Iraqi Kurdistan’s Economic Crisis Could Inflame Political Tensions

Iraqi Kurdistan’s Economic Crisis Could Inflame Political Tensions
A military operation against the Islamic State by Kurdish peshmerga west of the oil-rich city of Kirkuk, Iraq, Sept. 30, 2015 (AP photo).

During a visit to Washington in April, Qubad Talabani, the deputy prime minister of Iraq’s semiautonomous Kurdistan Regional Government, or KRG, declared that “the real existential threat facing Kurdistan today is the state of [its] economy.” The KRG’s monthly deficit had risen above $100 million, adding more strains on an already-teetering economy.

Four months later, the KRG continues to face a financial crisis as oil production slows amid attacks from the Islamic State, refineries fall offline, and export quality drops.
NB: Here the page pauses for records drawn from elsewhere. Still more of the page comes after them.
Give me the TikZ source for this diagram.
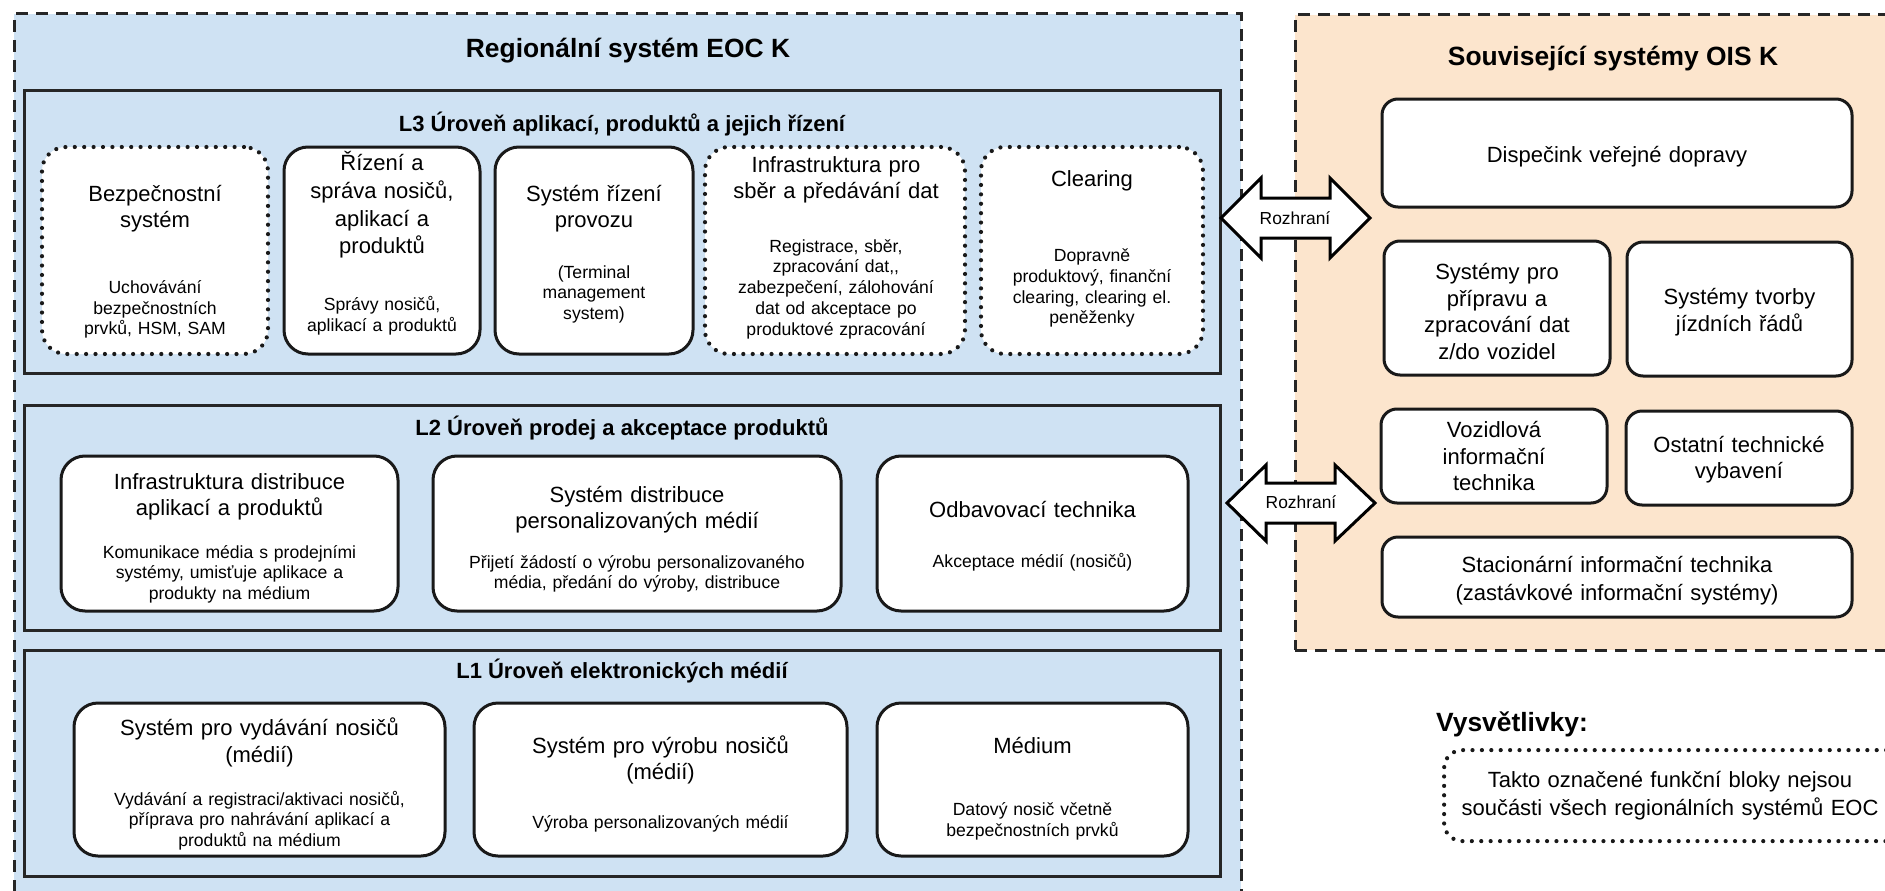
\documentclass[tikz,border=0pt]{standalone}
\usepackage{fontspec}
\setmainfont{Liberation Sans}
\definecolor{eocblue}{HTML}{CFE2F3}
\definecolor{oisorange}{HTML}{FCE5CD}
\tikzset{
  regionbox/.style={draw=black!85, line width=3pt, dash pattern=on 12pt off 8pt, inner sep=0pt, outer sep=0pt},
  levelbox/.style={draw=black!85, line width=3pt, fill=eocblue, inner sep=0pt},
  fblock/.style={draw=black!90, line width=3pt, fill=white, rounded corners=24pt, inner sep=0pt},
  optblock/.style={fblock, dash pattern=on 0pt off 9.4pt, line cap=round, line width=4.2pt},
  oisblock/.style={fblock, rounded corners=16pt},
  ttl/.style={font=\fontsize{22}{26.6}\selectfont, text width=600pt, align=center, anchor=base, inner sep=0pt},
  subt/.style={ttl, font=\fontsize{17.6}{20.7}\selectfont},
  lvltitle/.style={font=\bfseries\fontsize{22}{26}\selectfont, anchor=base, inner sep=0pt},
  systitle/.style={font=\bfseries\fontsize{26.4}{30}\selectfont, anchor=base, inner sep=0pt},
  arrowshape/.style={draw=black, line width=3pt, fill=white, line join=miter},
  arrowlabel/.style={font=\fontsize{17.4}{20}\selectfont, anchor=base, inner sep=0pt},
}
\begin{document}
\begin{tikzpicture}[x=1pt,y=-1pt]
\useasboundingbox (0,0) rectangle (1885,891);
\clip (0,0) rectangle (1885,891);

% ---- regional EOC system ----
\node[regionbox, fill=eocblue, minimum width=1227pt, minimum height=900pt, anchor=north west] (eoc) at (14,14) {};
\node[systitle] (eoctitle) at (628,57.8) {Regionální systém EOC K};

% ---- related OIS systems ----
\node[regionbox, fill=oisorange, minimum width=650pt, minimum height=635pt, anchor=north west] (ois) at (1295,15) {};
\node[systitle] (oistitle) at (1613,66) {Související systémy OIS K};

% ---- levels ----
\node[levelbox, minimum width=1196pt, minimum height=282.8pt] (l3) at (622,232.1) {};
\node[lvltitle] (l3t) at (622,131.5) {L3 Úroveň aplikací, produktů a jejich řízení};
\node[levelbox, minimum width=1196pt, minimum height=225pt] (l2) at (622,517.5) {};
\node[lvltitle] (l2t) at (622,435.3) {L2 Úroveň prodej a akceptace produktů};
\node[levelbox, minimum width=1196pt, minimum height=226.7pt] (l1) at (622,763.35) {};
\node[lvltitle] (l1t) at (622,678.3) {L1 Úroveň elektronických médií};

% ---- L3 blocks ----
\node[optblock, minimum width=226pt, minimum height=207pt] (bez) at (155,250.5) {};
\node[ttl] (bezt) at (155,201) {Bezpečnostní\\systém};
\node[subt] (bezs) at (155,293.5) {Uchovávání\\bezpečnostních\\prvků, HSM, SAM};

\node[fblock, minimum width=196pt, minimum height=207pt] (riz) at (382,250.5) {};
\node[ttl, font=\fontsize{22}{27.8}\selectfont] (rizt) at (382,170.5) {Řízení a\\správa nosičů,\\aplikací a\\produktů};
\node[subt] (rizs) at (382,310.5) {Správy nosičů,\\aplikací a produktů};

\node[fblock, minimum width=198pt, minimum height=207pt] (prov) at (594,250.5) {};
\node[ttl] (provt) at (594,201) {Systém řízení\\provozu};
\node[subt] (provs) at (594,278) {(Terminal\\management\\system)};

\node[optblock, minimum width=260pt, minimum height=207pt] (sber) at (835,250.5) {};
\node[ttl] (sbert) at (836,172) {Infrastruktura pro\\sběr a předávání dat};
\node[subt] (sbers) at (836,252.2) {Registrace, sběr,\\zpracování dat,\kern0pt,\\zabezpečení, zálohování\\dat od akceptace po\\produktové zpracování};

\node[optblock, minimum width=222pt, minimum height=207pt] (clr) at (1092,250.5) {};
\node[ttl] (clrt) at (1092,186.7) {Clearing};
\node[subt] (clrs) at (1092,261.7) {Dopravně\\produktový, finanční\\clearing, clearing el.\\peněženky};

% ---- L2 blocks ----
\node[fblock, minimum width=337pt, minimum height=155pt] (idist) at (229.5,533.5) {};
\node[ttl] (idistt) at (229.5,489) {Infrastruktura distribuce\\aplikací a produktů};
\node[subt] (idists) at (229.5,558.2) {Komunikace média s prodejními\\systémy, umisťuje aplikace a\\produkty na médium};

\node[fblock, minimum width=408pt, minimum height=155pt] (pdist) at (637,533.5) {};
\node[ttl] (pdistt) at (637,502) {Systém distribuce\\personalizovaných médií};
\node[subt] (pdists) at (637,568.2) {Přijetí žádostí o výrobu personalizovaného\\média, předání do výroby, distribuce};

\node[fblock, minimum width=311pt, minimum height=155pt] (odb) at (1032.5,533.5) {};
\node[ttl] (odbt) at (1032.5,517.7) {Odbavovací technika};
\node[subt] (odbs) at (1032.5,567.2) {Akceptace médií (nosičů)};

% ---- L1 blocks ----
\node[fblock, minimum width=371pt, minimum height=153pt] (vyd) at (259.5,779.5) {};
\node[ttl] (vydt) at (259.5,735.7) {Systém pro vydávání nosičů\\(médií)};
\node[subt] (vyds) at (259.5,805) {Vydávání a registraci/aktivaci nosičů,\\příprava pro nahrávání aplikací a\\produktů na médium};

\node[fblock, minimum width=373pt, minimum height=153pt] (vyr) at (660.5,779.5) {};
\node[ttl] (vyrt) at (660.5,753) {Systém pro výrobu nosičů\\(médií)};
\node[subt] (vyrs) at (660.5,828) {Výroba personalizovaných médií};

\node[fblock, minimum width=311pt, minimum height=153pt] (med) at (1032.5,779.5) {};
\node[ttl] (medt) at (1032.5,753) {Médium};
\node[subt] (meds) at (1032.5,815.5) {Datový nosič včetně\\bezpečnostních prvků};

% ---- OIS blocks ----
\node[oisblock, minimum width=470pt, minimum height=108pt] (disp) at (1617,153) {};
\node[ttl] (dispt) at (1617,162) {Dispečink veřejné dopravy};
\node[oisblock, minimum width=226pt, minimum height=134pt] (prip) at (1497,308) {};
\node[ttl] (pript) at (1497,279.4) {Systémy pro\\přípravu a\\zpracování dat\\z/do vozidel};
\node[oisblock, minimum width=225pt, minimum height=134pt] (jr) at (1739.5,309) {};
\node[ttl] (jrt) at (1739.5,304.7) {Systémy tvorby\\jízdních řádů};
\node[oisblock, minimum width=226pt, minimum height=94pt] (voz) at (1494,456) {};
\node[ttl] (vozt) at (1494,437.7) {Vozidlová\\informační\\technika};
\node[oisblock, minimum width=226pt, minimum height=94pt] (ost) at (1739,458) {};
\node[ttl] (ostt) at (1739,452) {Ostatní technické\\vybavení};
\node[oisblock, minimum width=470pt, minimum height=80pt] (stac) at (1617,577) {};
\node[ttl, font=\fontsize{22}{27.6}\selectfont] (stact) at (1617,572.7) {Stacionární informační technika\\(zastávkové informační systémy)};

% ---- interfaces ----
\draw[arrowshape] (1221,218) -- (1261,178) -- (1261,198) -- (1330,198) -- (1330,178)
  -- (1370,218) -- (1330,258) -- (1330,238) -- (1261,238) -- (1261,258) -- cycle;
\node[arrowlabel] (rz1) at (1295,224.5) {Rozhraní};
\draw[arrowshape] (1227,503) -- (1266,465) -- (1266,483) -- (1335,483) -- (1335,465)
  -- (1375,503) -- (1335,541) -- (1335,523) -- (1266,523) -- (1266,541) -- cycle;
\node[arrowlabel] (rz2) at (1301,508.5) {Rozhraní};

% ---- legend ----
\node[systitle, anchor=base west] (legt) at (1436,731.5) {Vysvětlivky:};
\node[optblock, rounded corners=18pt, minimum width=460pt, minimum height=91pt, anchor=north west] (leg) at (1442,748) {};
\node[ttl, font=\fontsize{22}{28}\selectfont] (legs) at (1670,787.3) {Takto označené funkční bloky nejsou\\součásti všech regionálních systémů EOC};
\end{tikzpicture}
\end{document}
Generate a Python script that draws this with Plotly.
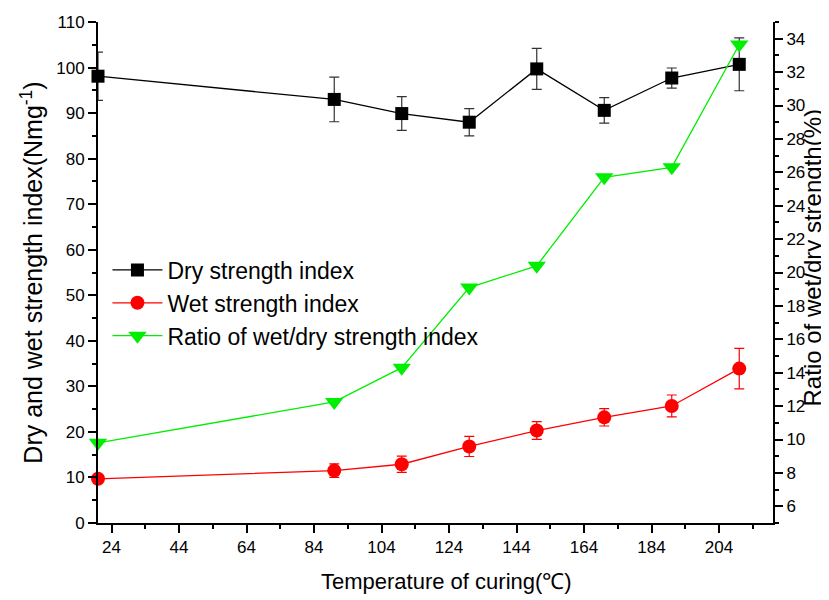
import plotly.graph_objects as go

temperature = [20, 90, 110, 130, 150, 170, 190, 210]
dry_index = [98.1, 93.0, 89.9, 88.0, 99.7, 90.6, 97.7, 100.7]
dry_err = [5.3, 4.9, 3.7, 3.0, 4.5, 2.8, 2.2, 5.8]
wet_index = [9.7, 11.5, 12.9, 16.8, 20.3, 23.2, 25.7, 33.9]
wet_err = [0.4, 1.5, 1.8, 2.2, 1.95, 1.9, 2.4, 4.45]
ratio = [9.8, 12.25, 14.3, 19.1, 20.4, 25.7, 26.3, 33.65]

FONT = "Liberation Sans, Arial, sans-serif"

fig = go.Figure()
fig.add_trace(go.Scatter(
    x=temperature, y=dry_index, name="Dry strength index", mode="lines+markers",
    line=dict(color="black", width=1.3),
    marker=dict(symbol="square", size=13, color="black"),
    error_y=dict(type="data", array=dry_err, visible=True, color="#333333", thickness=1.2, width=5),
    cliponaxis=False,
))
fig.add_trace(go.Scatter(
    x=temperature, y=wet_index, name="Wet strength index", mode="lines+markers",
    line=dict(color="red", width=1.3),
    marker=dict(symbol="circle", size=14, color="red"),
    error_y=dict(type="data", array=wet_err, visible=True, color="red", thickness=1.2, width=5),
    cliponaxis=False,
))
fig.add_trace(go.Scatter(
    x=temperature, y=ratio, name="Ratio of wet/dry strength index", mode="lines+markers",
    line=dict(color="#00ee00", width=1.3),
    marker=dict(symbol="triangle-down", size=16, color="#00ee00"),
    yaxis="y2", cliponaxis=False,
))

axis_common = dict(
    showline=True, linecolor="black", linewidth=2, mirror=False,
    ticks="outside", ticklen=8, tickwidth=2, tickcolor="black",
    showgrid=False, zeroline=False, automargin=False,
    tickfont=dict(family=FONT, size=17, color="black"),
)

fig.update_layout(
    width=821, height=592,
    margin=dict(l=90, r=56, t=14, b=77),
    plot_bgcolor="white", paper_bgcolor="white",
    font=dict(family=FONT, color="black"),
    showlegend=True,
    legend=dict(x=0.014, y=0.548, xanchor="left", yanchor="top",
                bgcolor="rgba(0,0,0,0)", font=dict(family=FONT, size=23, color="black"),
                tracegroupgap=0, itemwidth=50),
    xaxis=dict(
        **axis_common, range=[20, 220], tick0=24, dtick=20,
        minor=dict(tick0=24, dtick=10, ticks="outside", ticklen=4, tickwidth=2, tickcolor="black"),
    ),
    yaxis=dict(
        **axis_common, range=[0, 110], tick0=0, dtick=10,
        minor=dict(dtick=5, ticks="outside", ticklen=4, tickwidth=2, tickcolor="black"),
        title=dict(text="Dry and wet strength index(Nmg<sup>-1</sup>)", font=dict(family=FONT, size=25), standoff=6),
    ),
    yaxis2=dict(
        **axis_common, overlaying="y", side="right", range=[5, 35], tick0=6, dtick=2,
        minor=dict(tick0=5, dtick=1, ticks="outside", ticklen=4, tickwidth=2, tickcolor="black"),
    ),
    annotations=[
        dict(text="Temperature of curing(℃)", xref="paper", yref="paper",
             x=0.5166, y=-0.117, xanchor="center", yanchor="middle", showarrow=False,
             font=dict(family=FONT, size=22, color="black")),
        dict(text="Ratio of wet/dry strength(%)", xref="paper", yref="paper",
             x=1.0585, y=0.529, xanchor="center", yanchor="middle", showarrow=False,
             textangle=-90, borderpad=0, font=dict(family=FONT, size=24, color="black")),
    ],
)

fig.write_html("out.html")
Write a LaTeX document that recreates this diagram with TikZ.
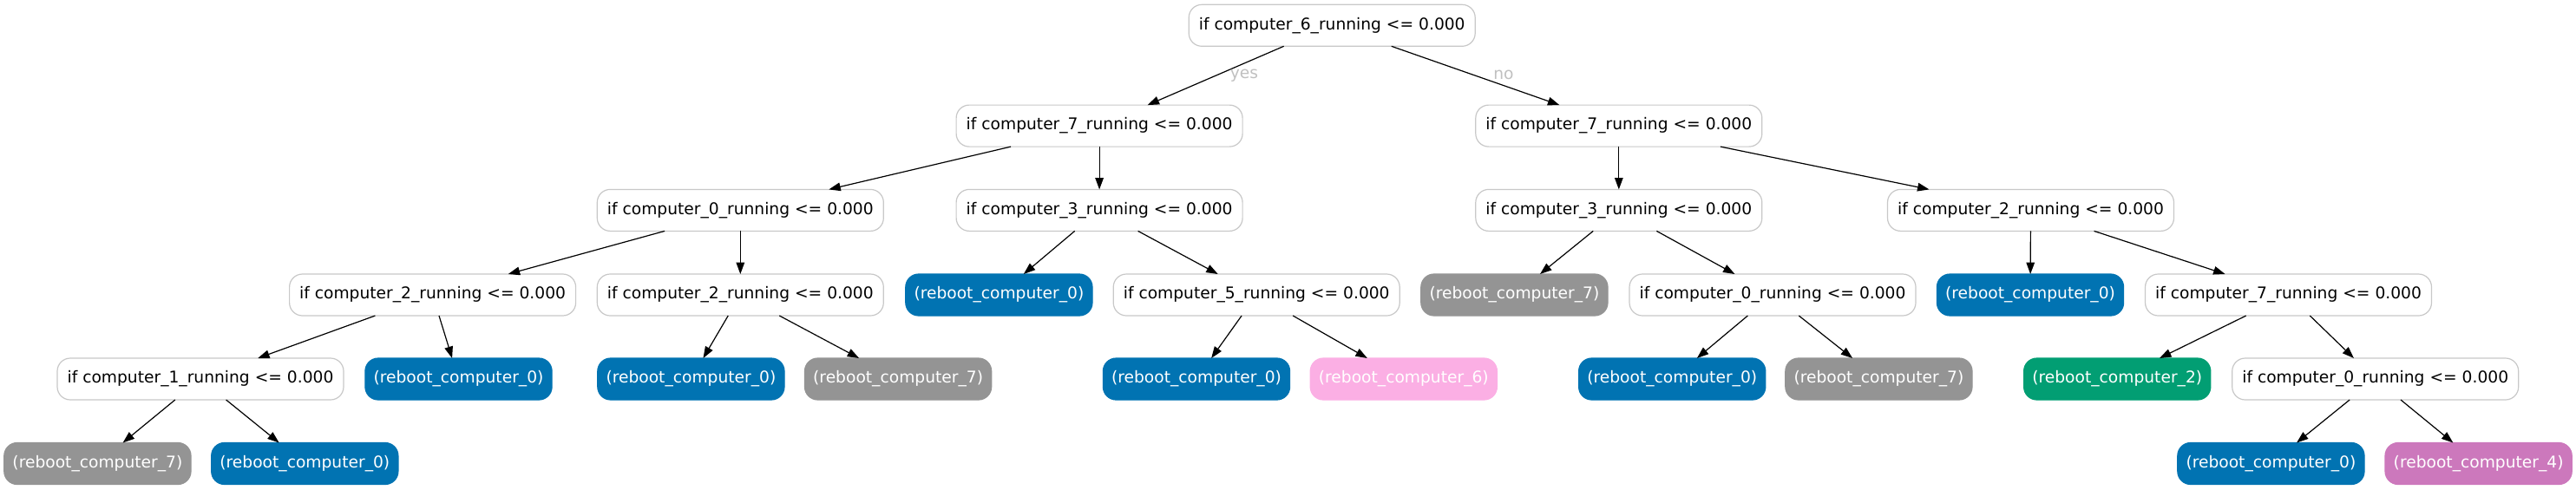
\documentclass[tikz,border=0pt]{standalone}
\usepackage{fontspec}
\setmainfont{DejaVu Sans}
\usetikzlibrary{arrows.meta}
\definecolor{cblue}{HTML}{0173B2}
\definecolor{cgray}{HTML}{949494}
\definecolor{cpink}{HTML}{FBAFE4}
\definecolor{cgreen}{HTML}{029E73}
\definecolor{cviolet}{HTML}{CC78BC}
\definecolor{cborder}{HTML}{C8C8C8}
\definecolor{clabel}{HTML}{C0C0C0}
\begin{document}
\begin{tikzpicture}[x=0.5pt,y=-0.5pt,
  every node/.style={font=\fontsize{9.33}{11}\selectfont, outer sep=0pt, inner sep=0pt},
  decision/.style={draw=cborder, line width=0.6pt, fill=white, rounded corners=7.5pt,
    minimum width=165pt, minimum height=24pt, text=black},
  leaf/.style={draw=#1, line width=0.6pt, fill=#1, rounded corners=7.5pt,
    minimum width=107.6pt, minimum height=24pt, text=white},
  edgelbl/.style={text=clabel},
  conn/.style={draw=black, line width=0.6pt, -{Triangle[length=6.7pt,width=4.8pt]}}
]
\useasboundingbox (0,0) rectangle (2969,564);
% row 1
\node[decision] (r) at (1535.2,29.3) {if computer\_6\_running <= 0.000};
% row 2
\node[decision] (a) at (1267.1,145.1) {if computer\_7\_running <= 0.000};
\node[decision] (b) at (1865.8,145.1) {if computer\_7\_running <= 0.000};
% row 3
\node[decision] (c) at (853.3,242.4) {if computer\_0\_running <= 0.000};
\node[decision] (d) at (1267.1,242.4) {if computer\_3\_running <= 0.000};
\node[decision] (e) at (1865.8,242.4) {if computer\_3\_running <= 0.000};
\node[decision] (f) at (2340.5,242.4) {if computer\_2\_running <= 0.000};
% row 4
\node[decision] (g) at (498.6,340) {if computer\_2\_running <= 0.000};
\node[decision] (h) at (853.3,340) {if computer\_2\_running <= 0.000};
\node[leaf=cblue] (i) at (1151.4,340) {(reboot\_computer\_0)};
\node[decision] (j) at (1448.2,340) {if computer\_5\_running <= 0.000};
\node[leaf=cgray] (k) at (1745.4,340) {(reboot\_computer\_7)};
\node[decision] (l) at (2043,340) {if computer\_0\_running <= 0.000};
\node[leaf=cblue] (m) at (2340,340) {(reboot\_computer\_0)};
\node[decision] (n) at (2637.5,340) {if computer\_7\_running <= 0.000};
% row 5
\node[decision] (o) at (231,437) {if computer\_1\_running <= 0.000};
\node[leaf=cblue] (p) at (528.5,437) {(reboot\_computer\_0)};
\node[leaf=cblue] (q) at (796.4,437) {(reboot\_computer\_0)};
\node[leaf=cgray] (s) at (1035.1,437) {(reboot\_computer\_7)};
\node[leaf=cblue] (t) at (1379,437) {(reboot\_computer\_0)};
\node[leaf=cpink] (u) at (1617.8,437) {(reboot\_computer\_6)};
\node[leaf=cblue] (v) at (1927.2,437) {(reboot\_computer\_0)};
\node[leaf=cgray] (w) at (2165.4,437) {(reboot\_computer\_7)};
\node[leaf=cgreen] (x) at (2440.2,437) {(reboot\_computer\_2)};
\node[decision] (y) at (2737.7,437) {if computer\_0\_running <= 0.000};
% row 6
\node[leaf=cgray] (z1) at (112.4,534.5) {(reboot\_computer\_7)};
\node[leaf=cblue] (z2) at (351.3,534.5) {(reboot\_computer\_0)};
\node[leaf=cblue] (z3) at (2617.4,534.5) {(reboot\_computer\_0)};
\node[leaf=cviolet] (z4) at (2856.6,534.5) {(reboot\_computer\_4)};
% edges
\draw[conn] (r) -- (a);
\draw[conn] (r) -- (b);
\node[edgelbl] (yes) at (1434,87) {yes};
\node[edgelbl] (no) at (1733,86) {no};
\draw[conn] (a) -- (c);
\draw[conn] (a) -- (d);
\draw[conn] (b) -- (e);
\draw[conn] (b) -- (f);
\draw[conn] (c) -- (g);
\draw[conn] (c) -- (h);
\draw[conn] (d) -- (i);
\draw[conn] (d) -- (j);
\draw[conn] (e) -- (k);
\draw[conn] (e) -- (l);
\draw[conn] (f) -- (m);
\draw[conn] (f) -- (n);
\draw[conn] (g) -- (o);
\draw[conn] (g) -- (p);
\draw[conn] (h) -- (q);
\draw[conn] (h) -- (s);
\draw[conn] (j) -- (t);
\draw[conn] (j) -- (u);
\draw[conn] (l) -- (v);
\draw[conn] (l) -- (w);
\draw[conn] (n) -- (x);
\draw[conn] (n) -- (y);
\draw[conn] (o) -- (z1);
\draw[conn] (o) -- (z2);
\draw[conn] (y) -- (z3);
\draw[conn] (y) -- (z4);
\end{tikzpicture}
\end{document}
Kurdish leaders consider their region’s oil fields to be the foundation for an envisaged state. But falling oil revenue leaves them with few economic options. The current mess also exacerbates widening political divisions between the KRG’s main political parties. If left unaddressed, these interrelated issues threaten to unmoor Kurdish unity and destroy Irbil’s national project.

Over the past decade, the KRG has amassed estimated oil reserves of more than 45 million barrels. In 2015, it sent 421,000 barrels per day through the Ceyhan pipeline to Turkey. Yet this trade has only funded elusive prosperity. Since February 2015, exports have slowed because of threats from the Islamic State, which has attacked Kurdish oil infrastructure, along with technical malfunctions. During the same period, global oil prices plunged from nearly $100 per barrel to under $50. For more than four months in 2015 and 2016, Irbil could not pay civil sector salaries and was forced to reduce pensions for government employees, who make up more than half the Kurdish workforce.